Evaluating the Robustness of Targeted Maximum Likelihood Estimators via Realistic Simulations in Nutrition Intervention Trials

by   Haodong Li, et al.

Several recently developed methods have the potential to harness machine learning in the pursuit of target quantities inspired by causal inference, including inverse weighting, doubly robust estimating equations and substitution estimators like targeted maximum likelihood estimation. There are even more recent augmentations of these procedures that can increase robustness, by adding a layer of cross-validation (cross-validated targeted maximum likelihood estimation and double machine learning, as applied to substitution and estimating equation approaches, respectively). While these methods have been evaluated individually on simulated and experimental data sets, a comprehensive analysis of their performance across “real-world” simulations have yet to be conducted. In this work, we benchmark multiple widely used methods for estimation of the average treatment effect using ten different nutrition intervention studies data. A realistic set of simulations, based on a novel method, highly adaptive lasso, for estimating the data-generating distribution that guarantees a certain level of complexity (undersmoothing) is used to better mimic the complexity of the true data-generating distribution.
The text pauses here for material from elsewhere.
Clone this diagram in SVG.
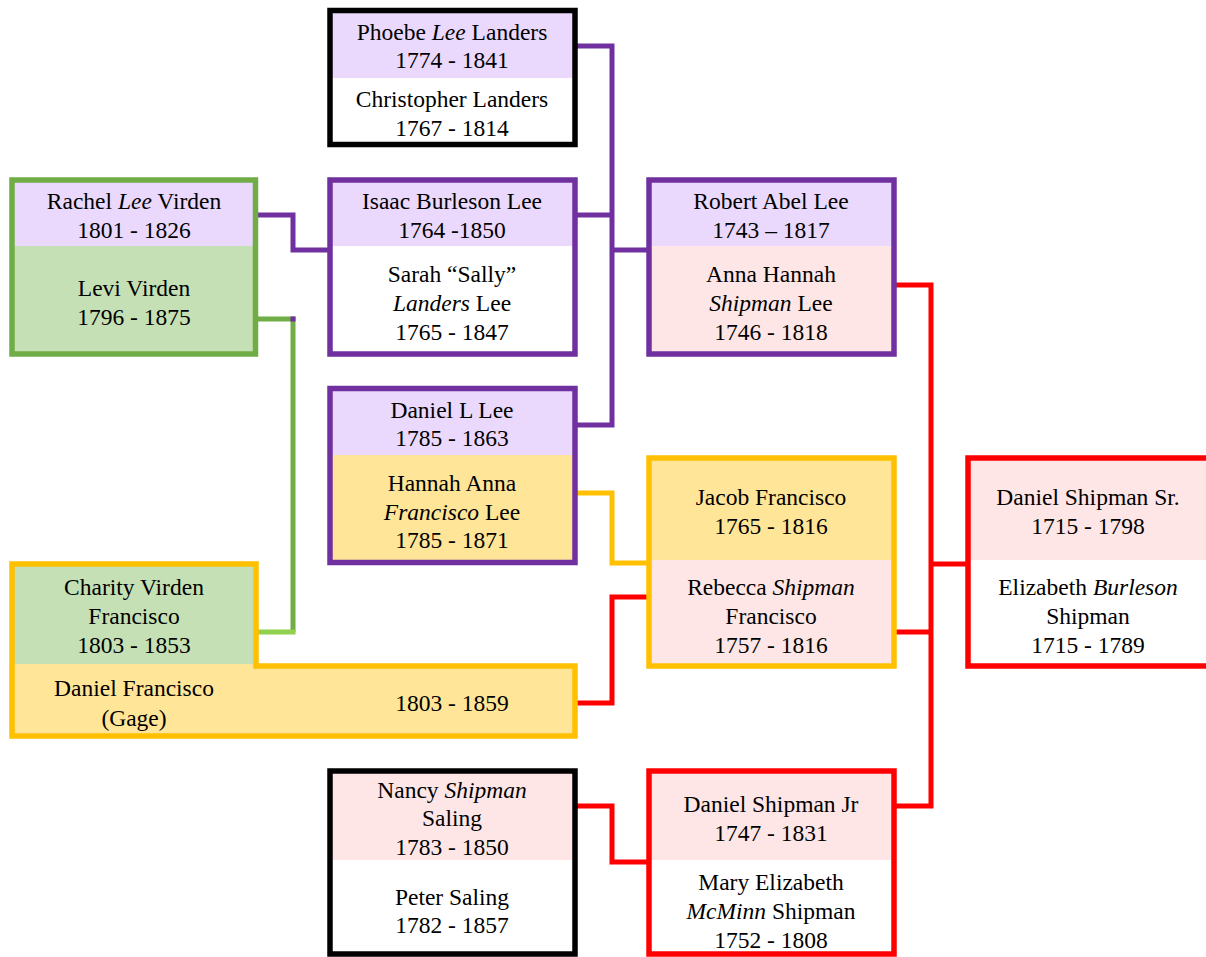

We have applied this novel method for estimating the data-generating distribution by individual study and to subsequently use these fits to simulate data and estimate treatment effects parameters as well as their standard errors and resulting confidence intervals. Based on the analytic results, a general recommendation is put forth for use of the cross-validated variants of both substitution and estimating equation estimators. We conclude that the additional layer of cross-validation helps in avoiding unintentional over-fitting of nuisance parameter functionals and leads to more robust inferences.